SOE- or extractive-specific governance or reporting standards

  • The EITI Standard 2016 (EITI 2017)
  • Fiscal Transparency Code and Handbook (IMF 2014; 2018) and Guide on Resource Revenue Transparency (IMF 2014)
  • International Financial Reporting Standards (International Accounting Standards Board)
  • Oil and Gas Exploration and Production Sustainability Accounting Standard (Sustainability Accounting Standards Board 2014)

Each of these 14 documents covers a different set of topics relevant to SOE governance (see table below). Some are guidelines while others are standards. Some are SOE- or extractive-specific while others apply to all companies or all sectors. Technical support is available for help in implementing 10 of the 14 documents.

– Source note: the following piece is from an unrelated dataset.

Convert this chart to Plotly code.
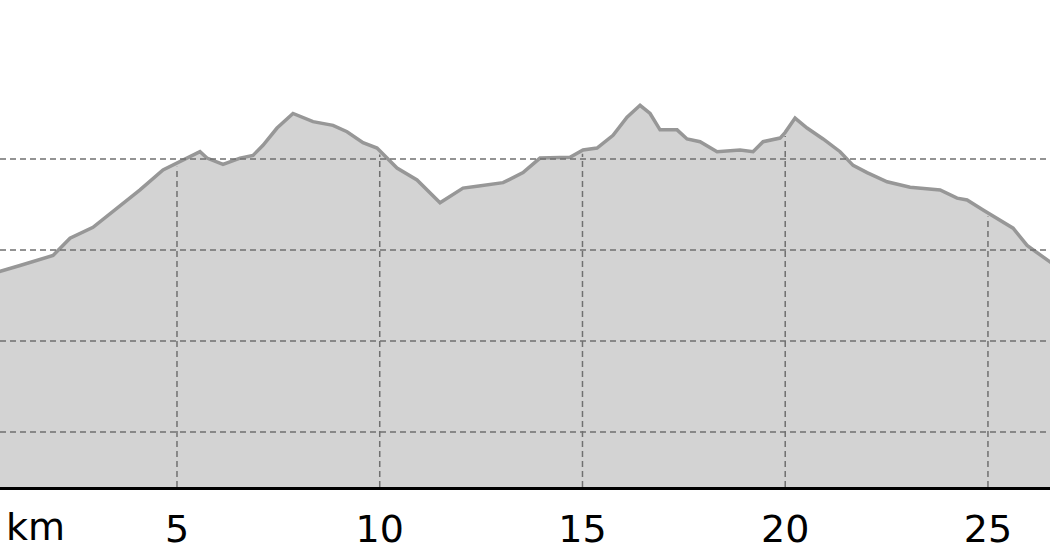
import numpy as np
import plotly.graph_objects as go

# distance along the route (km) and elevation (m)
distance_km = [0.0, 0.635, 1.128, 1.943, 2.362, 2.929, 3.594, 4.088, 4.655, 5.074,
               5.567, 5.740, 6.135, 6.554, 6.875, 7.121, 7.467, 7.861, 8.355, 8.848,
               9.193, 9.588, 9.933, 10.426, 10.919, 11.487, 12.054, 12.399, 13.041, 13.534,
               13.953, 14.693, 15.014, 15.359, 15.754, 16.099, 16.420, 16.667, 16.913, 17.333,
               17.579, 17.900, 18.319, 18.886, 19.207, 19.454, 19.873, 19.996, 20.243, 20.539,
               20.934, 21.353, 21.674, 22.019, 22.512, 23.080, 23.819, 24.239, 24.485, 24.880,
               25.299, 25.620, 25.965, 26.532, 26.9]
elevation_m = [568, 576, 583, 594, 613, 625, 649, 666, 688, 697,
               708, 701, 694, 701, 704, 715, 734, 750, 741, 737,
               730, 718, 712, 690, 677, 652, 668, 670, 674, 685,
               701, 702, 710, 712, 726, 746, 759, 750, 732, 732,
               722, 719, 708, 710, 708, 719, 723, 729, 745, 734,
               722, 708, 693, 685, 675, 669, 666, 657, 655, 644,
               633, 624, 605, 586, 575]

x_ticks = [5, 10, 15, 20, 25]
y_grid = [400, 500, 600, 700]

x_range = [0.635, 26.53]
y_range = [339.6, 874.7]

grid_style = dict(color="#707070", width=1.5, dash="6px,4px")

fig = go.Figure()

# elevation profile
fig.add_trace(go.Scatter(
    x=distance_km, y=elevation_m,
    mode="lines",
    fill="tozeroy",
    fillcolor="#d3d3d3",
    line=dict(color="#979797", width=3.5),
    hoverinfo="skip",
    showlegend=False,
))

# horizontal grid lines, drawn over the fill
for g in y_grid:
    fig.add_trace(go.Scatter(
        x=x_range, y=[g, g], mode="lines", line=grid_style,
        hoverinfo="skip", showlegend=False,
    ))

# vertical grid lines only run up to the profile
for t in x_ticks:
    top = float(np.interp(t, distance_km, elevation_m)) - 4
    fig.add_trace(go.Scatter(
        x=[t, t], y=[y_range[0], top], mode="lines", line=grid_style,
        hoverinfo="skip", showlegend=False,
    ))

fig.update_layout(
    width=1050, height=560,
    margin=dict(l=0, r=0, t=0, b=73),
    paper_bgcolor="white", plot_bgcolor="white",
    font=dict(family="DejaVu Sans", size=38, color="black"),
    xaxis=dict(
        range=x_range,
        tickvals=x_ticks,
        ticks="",
        ticklabelstandoff=7,
        showgrid=False,
        zeroline=False,
        showline=True, linecolor="black", linewidth=2.5,
        layer="above traces",
    ),
    yaxis=dict(
        range=y_range,
        showticklabels=False,
        showgrid=False,
        zeroline=False,
        showline=False,
    ),
    annotations=[dict(
        text="km", xref="paper", yref="paper", x=35 / 1050, y=-40 / 487,
        xanchor="center", yanchor="middle", showarrow=False,
        font=dict(family="DejaVu Sans", size=38, color="black"),
    )],
)

fig.write_html("out.html", config={"displayModeBar": False},
               post_script="document.body.style.margin='0px';")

Table. Topics covered by a subset of guidelines and standards

The World Bank Toolkit’s Appendix E, the NRGI Guidelines and GRI’s G4 Guidelines and sector specific guidance are perhaps the most useful for improving extractive SOE disclosures. Other documents are more relevant for improving SOE governance or performance beyond public reporting. To date, a definitive internationally-accepted extractive SOE disclosure standard has not been developed. The 2016 EITI Standard and NRGI’s Resource Governance Index methodology are the closest available tools.

Despite the existence of these guidelines and standards and their implementing mechanisms, public disclosures and SOE performance remain deficient. International initiatives rarely reflect on-the-ground realities and there is often weak in-country demand for reform. The EITI could play a leading role in improving SOE performance. Options include: advocating for improved extractive SOE disclosures by piggybacking on other global initiatives; establishing a new technical assistance facility; building on and expanding EITI implementation guidelines; helping to establish a new international forum or certification scheme; or endorsing a new standard for SOE transparency, either building on existing initiatives or starting from scratch. The EITI could also partner with other international organizations to leverage their networks and expertise.

The EITI Board and Secretariat could consider these options, with the aim of establishing or building on initiatives that lead to tangible improvements. Ideally, any initiative would work in partnership with SOE owners since they are the ones with the greatest interest in improving SOE performance.